1960 October 20 - . Launch Vehicle: DF-1.
  • DF-1 launch preparations - . Nation: China. Related Persons: Tsien. Summary: Tsien goes to Jiuquan to supervise preparations for launch of the first Chinese-built R-2..

1960 November 5 - . 01:00 GMT - . Launch Site: Jiuquan. Launch Complex: Jiuquan LA3. Launch Vehicle: DF-1.
  • - . Nation: China. Agency: PRC. Apogee: 100 km (60 mi). Summary: First launch of all-Chinese version of Russian R-2, model 1059. Radio guidance was used. Nie Rongzhen is present to observe the event..

1960 December 1 - . Launch Site: Jiuquan. Launch Complex: Jiuquan LA3. Launch Vehicle: DF-1.
  • Test mission - . Nation: China. Agency: PRC. Apogee: 100 km (60 mi).

1960 December 1 - . Launch Site: Jiuquan. Launch Complex: Jiuquan LA3. Launch Vehicle: DF-1.
  • - . Nation: China. Agency: PRC. Apogee: 100 km (60 mi). Summary: Two further launches are made from Jiuquan..

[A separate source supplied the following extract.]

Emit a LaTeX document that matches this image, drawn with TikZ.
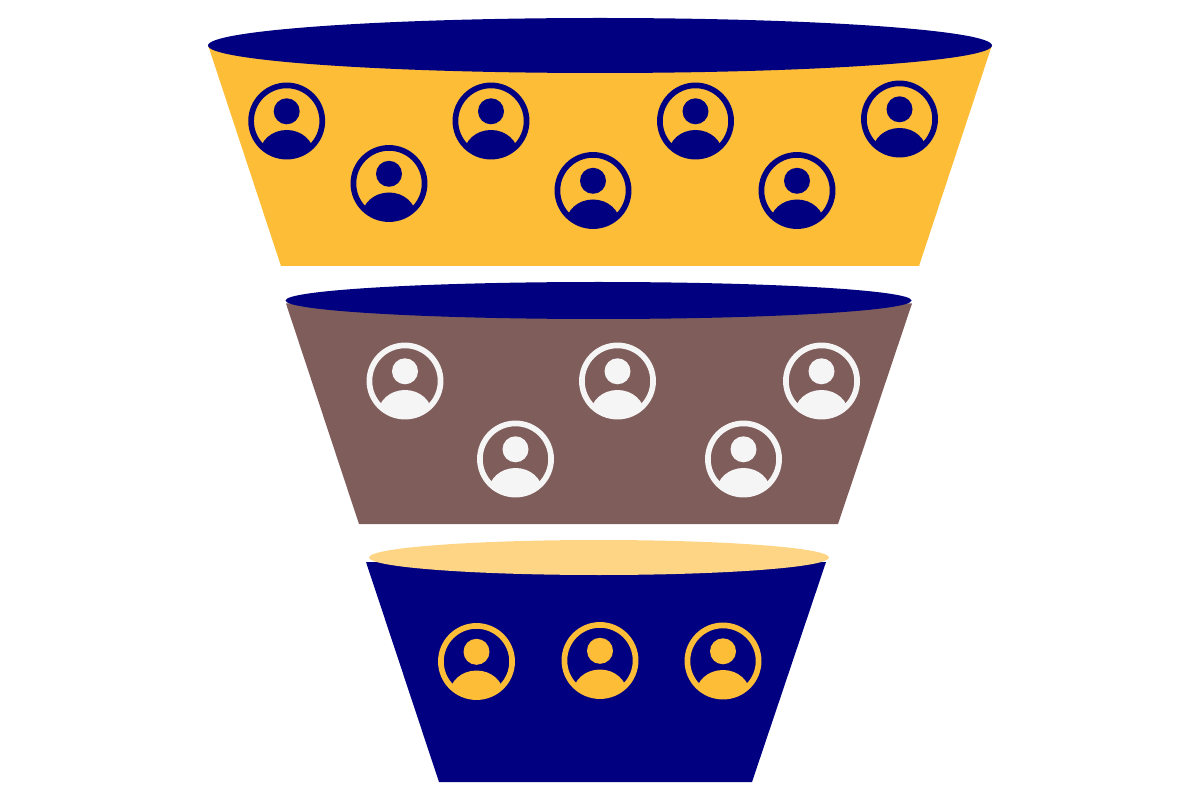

1964 September 12 - . LV Family: CZ; DF-2; DF-3. Launch Vehicle: DF-1; DF-3 Tsien; DF-4.
  • Chinese missiles redesignated and new development plan adopted. - . Nation: China. Related Persons: Tsien. Program: Long March. Tsien had conducted a series of meetings with the Chinese leadership during the year to redefine China's missile development plans. There are clashes between Tsien, who favours an American engineering approach, and his staff, who were trained in Russian and favour the Soviet approach. Finally the missiles were defined by their target objectives, and a new development plan was adopted, with definite goals. The 1059 missile (copy of Russian R-2) was redesignated DF-1. The DF-2 was to be improved to carry an atomic bomb to a range sufficient to hit Japan. The DF-3 ICBM was cancelled, and the new DF-3 project would involve development of a nuclear-tipped missile capable of reaching the Philippines (earlier referred to as the DF-1). The DF-4 was to be capable of hitting Guam, and the DF-5 would be an ICBM capable of reaching the United States. The DF-2, DF-3 and DF-4 would use strap-down accelerometer guidance packages, while the DF-5 was to be equipped with a full-fledged inertial guidance unit.